We do not read either Kellett, supra, or Neal, supra, as giving previously convicted felons immunity from all possibility of separate prosecution for carrying concealable weapons after a conviction or acquittal in an armed robbery prosecution. (People v. Warren (1940) 16 Cal. 2d 103 [104 P.2d 1024].) This case is restricted to its facts.

Judgment is reversed.

Janes, J., concurred.

FRIEDMAN, J.

I dissent, albeit with considerable uncertainty as to the result required by decisions of the State Supreme Court. Undeniably, the majority opinion finds substantial support in Kellett v. Superior Court (1966) 63 Cal. 2d 822 [48 Cal. Rptr. 366, 409 P.2d 206]. On the other hand, I am unable to find a valid distinction between this appeal and People v. Warren (1940) 16 Cal. 2d 103 [104 P.2d 1024]. In the latter case Warren (an ex-convict) and two codefendants were tried for armed robbery. Testimony elicited the fact that Warren had possessed a gun found in his codefendants' apartments. The codefendants were convicted and Warren acquitted. Warren was then charged and convicted of violating the statute prohibiting gun possession by an ex-convict. The court rejected Warren's claim of multiple prosecution, stating: "'"A single act may be an offense against two statutes; and if one statute necessitates proof of a different circumstance or element from that which the other requires, an acquittal or conviction under either statute does not exempt the defendant from prosecution and punishment under the other."'" (People v. Warren, supra, 16 Cal.2d at p. 111.)

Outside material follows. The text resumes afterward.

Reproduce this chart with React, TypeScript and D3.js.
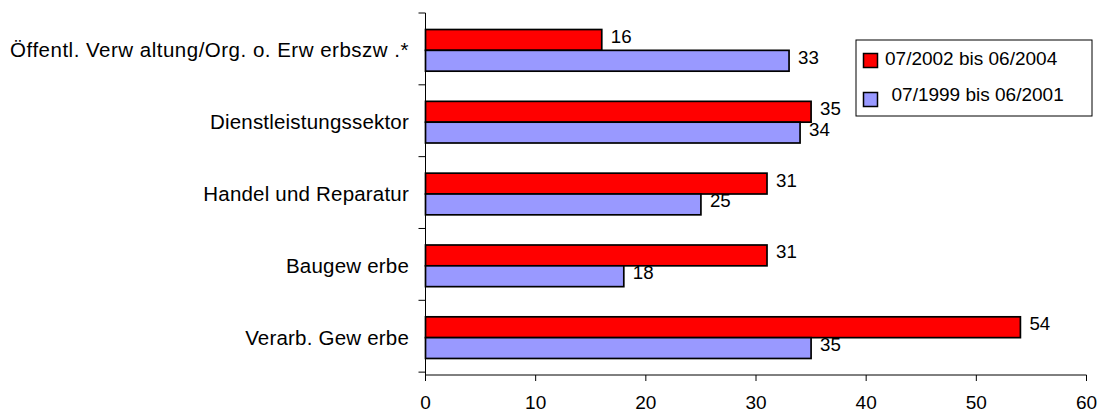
import * as d3 from "d3";

const W = 1101, H = 414;
const X0 = 425.5, X60 = 1086.5, YTOP = 13, YBOT = 375;

const categories = [
  "Öffentl. Verw altung/Org. o. Erw erbszw .*",
  "Dienstleistungssektor",
  "Handel und Reparatur",
  "Baugew erbe",
  "Verarb. Gew erbe",
];
const recent = [16, 35, 31, 31, 54];
const earlier = [33, 34, 25, 18, 35];
const seriesNames = ["07/2002 bis 06/2004", "07/1999 bis 06/2001"];
const colors = ["#FF0000", "#9999FF"];
const xTicks = [0, 10, 20, 30, 40, 50, 60];

const FONT = "'Liberation Sans', Arial, sans-serif";

export default function App() {
  const x = d3.scaleLinear([0, 60], [X0, X60]);
  const y = d3.scaleBand(categories, [YTOP, YBOT]).paddingInner(0.42).paddingOuter(0.23);
  const inner = d3.scaleBand([0, 1], [0, y.bandwidth()]);
  const series = [recent, earlier];
  const step = y.step();

  return (
    <svg width={W} height={H} style={{ position: "absolute", left: 0, top: 0, background: "#fff" }}>
      {/* Bars */}
      {series.map((vals, s) =>
        categories.map((c, i) => (
          <g key={`${s}-${i}`}>
            <rect x={x(0)} y={y(c)! + inner(s)!} width={x(vals[i]) - x(0)} height={inner.bandwidth()}
              fill={colors[s]} stroke="#000" strokeWidth={1.7} />
            <text x={x(vals[i]) + 9} y={y(c)! + inner(s)! + inner.bandwidth() / 2 + 3}
              fontSize={18.7} fontFamily={FONT} fill="#000">{vals[i]}</text>
          </g>
        ))
      )}

      {/* Y axis */}
      <line x1={X0} y1={YTOP} x2={X0} y2={YBOT} stroke="#000" strokeWidth={1} />
      {d3.range(categories.length + 1).map((k) => (
        <line key={k} x1={X0 - 7} y1={YTOP + k * step} x2={X0} y2={YTOP + k * step} stroke="#000" strokeWidth={1} />
      ))}
      {categories.map((c, i) => (
        <text key={c} x={409} y={y(c)! + y.bandwidth() / 2 + 7} textAnchor="end"
          fontSize={20.5} letterSpacing={i === 0 ? 0.5 : 0.2} fontFamily={FONT} fill="#000">{c}</text>
      ))}

      {/* X axis */}
      <line x1={X0} y1={YBOT} x2={X60} y2={YBOT} stroke="#000" strokeWidth={1} />
      {xTicks.map((t) => (
        <g key={t}>
          <line x1={x(t)} y1={YBOT} x2={x(t)} y2={YBOT + 6} stroke="#000" strokeWidth={1} />
          <text x={x(t)} y={YBOT + 34} textAnchor="middle" fontSize={19} fontFamily={FONT} fill="#000">{t}</text>
        </g>
      ))}

      {/* Legend */}
      <rect x={856} y={40} width={236} height={76} fill="#fff" stroke="#000" strokeWidth={1} />
      {seriesNames.map((n, s) => (
        <g key={n}>
          <rect x={863.5} y={53.5 + s * 39} width={14} height={14} fill={colors[s]} stroke="#000" strokeWidth={1.5} />
          <text x={s === 0 ? 885 : 891.5} y={64.5 + s * 36.5} fontSize={19} fontFamily={FONT} fill="#000">{n}</text>
        </g>
      ))}
    </svg>
  );
}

Unfortunately, the Kellet opinion did not cite the Warren decision and gives no indication of its present vitality.

The problem here is a practical one. Despite heavy evidence of defendant's complicity in the holdup staged by his two companions, the jury foolishly and naively acquitted him. Yet the evidence showed that he had bought the pistol his companions used in the holdup; he admitted owning it; he was arrested in possession of bullets fitting it; he drove the two principals to and from the holdup. After a district attorney is stunned [11 Cal. App. 3d 125] by such a barbaric verdict, he is not guilty of harassment when he files a second charge, this time under Penal Code section 12021.

There is a tangible distinction between Kellett and this case. In Kellett the defendant admitted his guilt of the first charge, then resisted later prosecution under the gun law. Here the defendant asserted his innocence of the first charge and the jury agreed with him. If, as found by the jury, he did not participate in the robbery, he did not, within the meaning of Penal Code section 654, indulge in an "act or omission which is made punishable in different ways by different provisions of this Code. ..." If his own testimony and the jury's verdict in the robbery case are taken at face value, defendant was guilty -- completely and undebatably -- of only one act, an act which violated Penal Code section 12021.

The problem is not earth-shaking, because a prosecutor may easily guard his case against untoward results by charging all crimes, including the violation of section 12021, in a single complaint. Nevertheless, I would not permit this defendant to blow hot and cold by denying his participation in the criminal course of conduct for one purpose and admitting it for another. While somewhat discomfited by the Kellett decision, I would affirm the conviction under the authority of People v. Warren, supra.